Not that there aren’t some new worries, now that their fame is reaching a new level. “It’s hard to, like, trust it, you know what I mean?” says Desus. “Like, this is cool but I’m like, yo, is something bad gonna happen? Is the feds gonna fucking raid me? ‘Yo, did you fire a gun in 1993? Is your fingerprint on this shit?’ I’m like, ‘What?’”
Mero theatrically yells: “No! Noo! Nooo!”
Desus continues: “It’s like, ‘Viceland’s Desus Nice’ on the cold-case files. Just one fucking cop got obsessed with the thing for like 20 years — working on it in his spare time.

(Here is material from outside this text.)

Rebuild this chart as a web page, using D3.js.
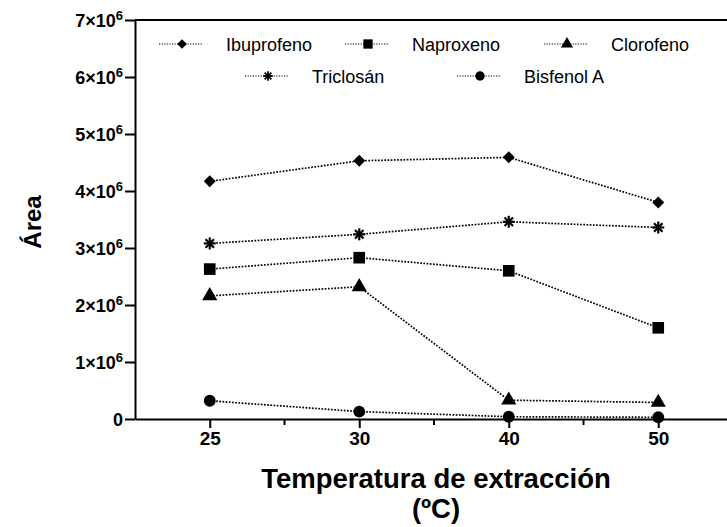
<!DOCTYPE html>
<html>
<head>
<meta charset="utf-8">
<script src="https://cdn.jsdelivr.net/npm/d3@7"></script>
<style>
  html, body { margin: 0; padding: 0; background: #fff; }
  svg { display: block; font-family: "Liberation Sans", Arial, Helvetica, sans-serif; }
</style>
</head>
<body>
<svg id="chart" width="727" height="527"></svg>
<script>
// ---- data ----
const categories = ["25", "30", "40", "50"];
const seriesNames = ["Ibuprofeno", "Naproxeno", "Clorofeno", "Triclosán", "Bisfenol A"];
const ibuprofeno = [4.17e6, 4.53e6, 4.59e6, 3.80e6];
const naproxeno  = [2.63e6, 2.83e6, 2.60e6, 1.60e6];
const clorofeno  = [2.16e6, 2.32e6, 0.33e6, 0.29e6];
const triclosan  = [3.08e6, 3.24e6, 3.46e6, 3.36e6];
const bisfenolA  = [0.32e6, 0.13e6, 0.04e6, 0.03e6];
const yTicks = [0, 1e6, 2e6, 3e6, 4e6, 5e6, 6e6, 7e6];
const yTickMantissa = ["0", "1", "2", "3", "4", "5", "6", "7"];
const xTitle = ["Temperatura de extracción", "(ºC)"];
const yTitle = "Área";

const seriesValues = [ibuprofeno, naproxeno, clorofeno, triclosan, bisfenolA];
const symbols = ["diamond", d3.symbolSquare, d3.symbolTriangle, "star", d3.symbolCircle];
const symbolSizes = [0, 135, 100, 0, 110];

const svg = d3.select("#chart");
const mLeft = 135, mRight = 733, mTop = 20, mBottom = 419;

const x = d3.scaleLinear().domain([-0.5, 3.5]).range([mLeft, mRight]);
const y = d3.scaleLinear().domain([0, 7e6]).range([mBottom, mTop]);

// top frame line
svg.append("line").attr("x1", mLeft).attr("x2", mRight).attr("y1", y(7e6)).attr("y2", y(7e6))
  .attr("stroke", "#000").attr("stroke-width", 2);

// y axis
const yAxis = d3.axisLeft(y).tickValues(yTicks).tickSize(10).tickSizeOuter(0).tickFormat(() => "");
const gy = svg.append("g").attr("transform", `translate(${mLeft},0)`).call(yAxis);
gy.select(".domain").attr("stroke-width", 2);
gy.selectAll(".tick line").attr("stroke-width", 2);
gy.selectAll(".tick text").each(function(d, i) {
  const t = d3.select(this);
  t.attr("x", -12).attr("dy", "0.38em").attr("font-size", 18).attr("font-weight", "bold").attr("fill", "#000");
  if (d === 0) { t.text("0"); }
  else {
    t.append("tspan").text(yTickMantissa[i] + "×10");
    t.append("tspan").attr("font-size", 13).attr("dy", "-0.55em").text("6");
  }
});

// x axis
const xAxis = d3.axisBottom(x).tickValues(d3.range(categories.length)).tickSize(9).tickSizeOuter(0)
  .tickFormat(i => categories[i]);
const gx = svg.append("g").attr("transform", `translate(0,${mBottom})`).call(xAxis);
gx.select(".domain").attr("stroke-width", 2);
gx.selectAll(".tick line").attr("stroke-width", 2);
gx.selectAll(".tick text").attr("y", 13).attr("font-size", 19).attr("font-weight", "bold").attr("fill", "#000");
// minor ticks
const minor = d3.range(categories.length - 1).map(i => i + 0.5);
gx.selectAll(".minor").data(minor).join("line").attr("class", "minor")
  .attr("x1", d => x(d)).attr("x2", d => x(d)).attr("y1", 0).attr("y2", 6)
  .attr("stroke", "#000").attr("stroke-width", 2);

// axis titles
svg.append("text").attr("x", 436).attr("y", 488).attr("text-anchor", "middle")
  .attr("font-size", 27.5).attr("font-weight", "bold").text(xTitle[0]);
svg.append("text").attr("x", 436).attr("y", 518).attr("text-anchor", "middle")
  .attr("font-size", 27.5).attr("font-weight", "bold").text(xTitle[1]);
svg.append("text").attr("transform", "translate(41,222) rotate(-90)").attr("text-anchor", "middle")
  .attr("font-size", 24).attr("font-weight", "bold").text(yTitle);

// marker drawing helper
function drawMarker(g, k, cx, cy) {
  if (symbols[k] === "star") {
    const r = 6;
    const s = g.append("g").attr("transform", `translate(${cx},${cy})`);
    for (let a = 0; a < 4; a++) {
      const ang = a * Math.PI / 4;
      s.append("line").attr("x1", -r * Math.cos(ang)).attr("y1", -r * Math.sin(ang))
        .attr("x2", r * Math.cos(ang)).attr("y2", r * Math.sin(ang))
        .attr("stroke", "#000").attr("stroke-width", 2.2);
    }
  } else if (symbols[k] === "diamond") {
    g.append("path").attr("d", d3.symbol(d3.symbolSquare, 72)())
      .attr("transform", `translate(${cx},${cy}) rotate(45)`).attr("fill", "#000");
  } else {
    g.append("path").attr("d", d3.symbol(symbols[k], symbolSizes[k])())
      .attr("transform", `translate(${cx},${cy})`).attr("fill", "#000");
  }
}

// series lines
const line = d3.line().x((d, i) => x(i)).y(d => y(d));
seriesValues.forEach((vals, k) => {
  const g = svg.append("g");
  g.append("path").attr("d", line(vals)).attr("fill", "none").attr("stroke", "#000")
    .attr("stroke-width", 1.7).attr("stroke-dasharray", "1.7,1.5");
  vals.forEach((v, i) => drawMarker(g, k, x(i), y(v)));
});

// legend
const legendPos = [[182, 44], [368, 44], [567, 44], [268, 76], [480, 76]];
seriesNames.forEach((name, k) => {
  const [cx, cy] = legendPos[k];
  const g = svg.append("g");
  g.append("line").attr("x1", cx - 23).attr("x2", cx + 21).attr("y1", cy).attr("y2", cy)
    .attr("stroke", "#000").attr("stroke-width", 1.2).attr("stroke-dasharray", "1.2,1.4");
  g.append("g").attr("transform", `translate(${cx},${cy}) scale(0.8) translate(${-cx},${-cy})`)
    .call(sel => drawMarker(sel, k, cx, cy));
  g.append("text").attr("x", cx + 44).attr("y", cy + 7).attr("font-size", 18).attr("fill", "#000").text(name);
});
</script>
</body>
</html>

Shit broke up his marriage. ‘I’m gonna get this Desus guy.’”
Provided that doesn’t happen, Desus & Mero is on schedule to film over 160 episodes this season. Viceland will be monitoring the show’s ratings, but — as has been its wont thus far — likely keeping them close to the vest. “We’re committed to making this work,” says Weidenfeld. “We can only really evaluate this based on the quality of the work and our belief in it because we’re still new as a network.” In the meantime, the hosts themselves are confident that what has gotten them this far won’t fail them now. “I started having anxiety about, what if this doesn’t go right?” says Mero. “Know what I did? I got on Twitter and started reading some of Desus’s old tweets. I started looking at our old shit, I started looking at DVM and my old blog posts and everything we’ve done collectively. I’m like, ‘Yo, we can’t lose.’ This shit is a no-brainer.”